Wardman Bio
Harry Wardman (1869-1938), the son of textile workers, left his native Bradford, England alone, at the age of seventeen. Arriving in New York in 1889, he took a job as a floorwalker in a department store but left after only a few years, first to work in Wannamakers in Philadelphia, and shortly afterward as a carpenter. In 1895 he moved again, this time to Washington where job opportunities were greater and wages slightly higher than in other parts of the country. Washington, somewhat insulated from economic swings by the presence of the federal government, had recovered more quickly from the nation-wide depression of 1893.
In Washington, Wardman went directly into the construction trade, purportedly laying floors at the new Willard Hotel. Diligent and ambitious, by 1899, he had become a builder in his own right. Three years later, at the age of only thirty, he was established as a row-house developer, a fitting occupation for a man born in a country where the row house is the dominant dwelling type.

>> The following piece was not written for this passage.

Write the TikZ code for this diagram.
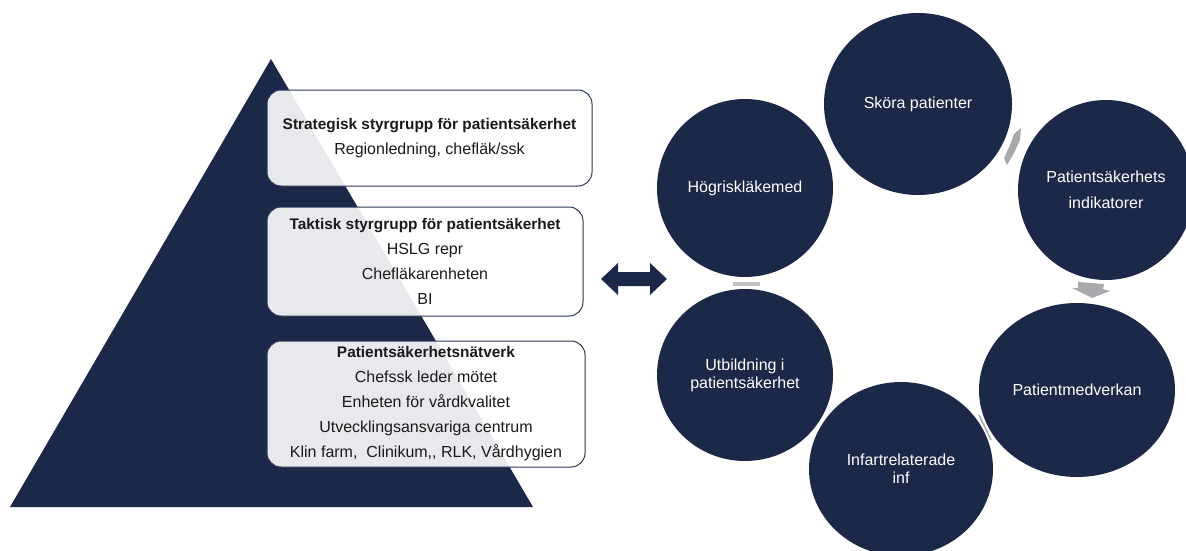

Wardman’s early row houses were built in existing neighborhoods: Georgetown, Downtown, and Brightwood. Within a few years, he was collaborating with capital-rich individuals such as financier/developer B.F. Saul and patent attorney Harry Willson. These partnerships enabled him to purchase large tracts of land outside the old city and to construct as many as 300 houses in a single project. With these projects, Wardman introduced residential mass production to Washington on a scale not previously known. His strategies for economical construction included using land efficiently, often fitting buildings onto oddly shaped lots; ordering parts, especially ornamental trim, from catalogues; owning a lumberyard; and, in many instances, building rows of identical houses.
Wardman bought and sold land at a frenzied pace, sometimes keeping property for only a day but always selling at a profit. According to the “Real Estate Market” report of The Washington Post, Wardman’s transactions for the week of June 11, 1905 totaled $300,000.
During the First World War, Wardman’s residential construction diminished markedly but he recovered quickly after the war, building hundreds of “community houses” – that is, smaller rows, consisting of three, four, and sometimes five houses – in the 1920s in English Village, Fort Stevens Ridge, Kalorama, and Woodley Park. By 1925, Wardman claimed that his buildings housed ten percent of the city’s population. If accurate, that would have amounted to 46,000 people. That same year, The Buffalo Evening News reported,“Harry Wardman, almost alone, has solved the housing problem in Washington after carrying the capital through the period of war expansion.”
Although Wardman is best known for residential development, his oeuvre includes office buildings, banks, automobile showrooms, at least one hospital, the Capital Parking garage, and the British Embassy, which was built on land he donated to his native country. Overextended by the late 1920s, Wardman was bankrupt by the Crash of 1929. An incurable optimist, he declared, “I can quit but I don’t want to. I still have five hundred lots and I’m going to build on them.” And so he did until his death from cancer in 1938.
His unparalleled success can be attributed not only to hard work and efficient implementation of mass-production techniques, but also to uncanny real estate acumen, a high regard for quality of design and construction, considerate treatment of all his associates, and – of course – being in the right place at the right time.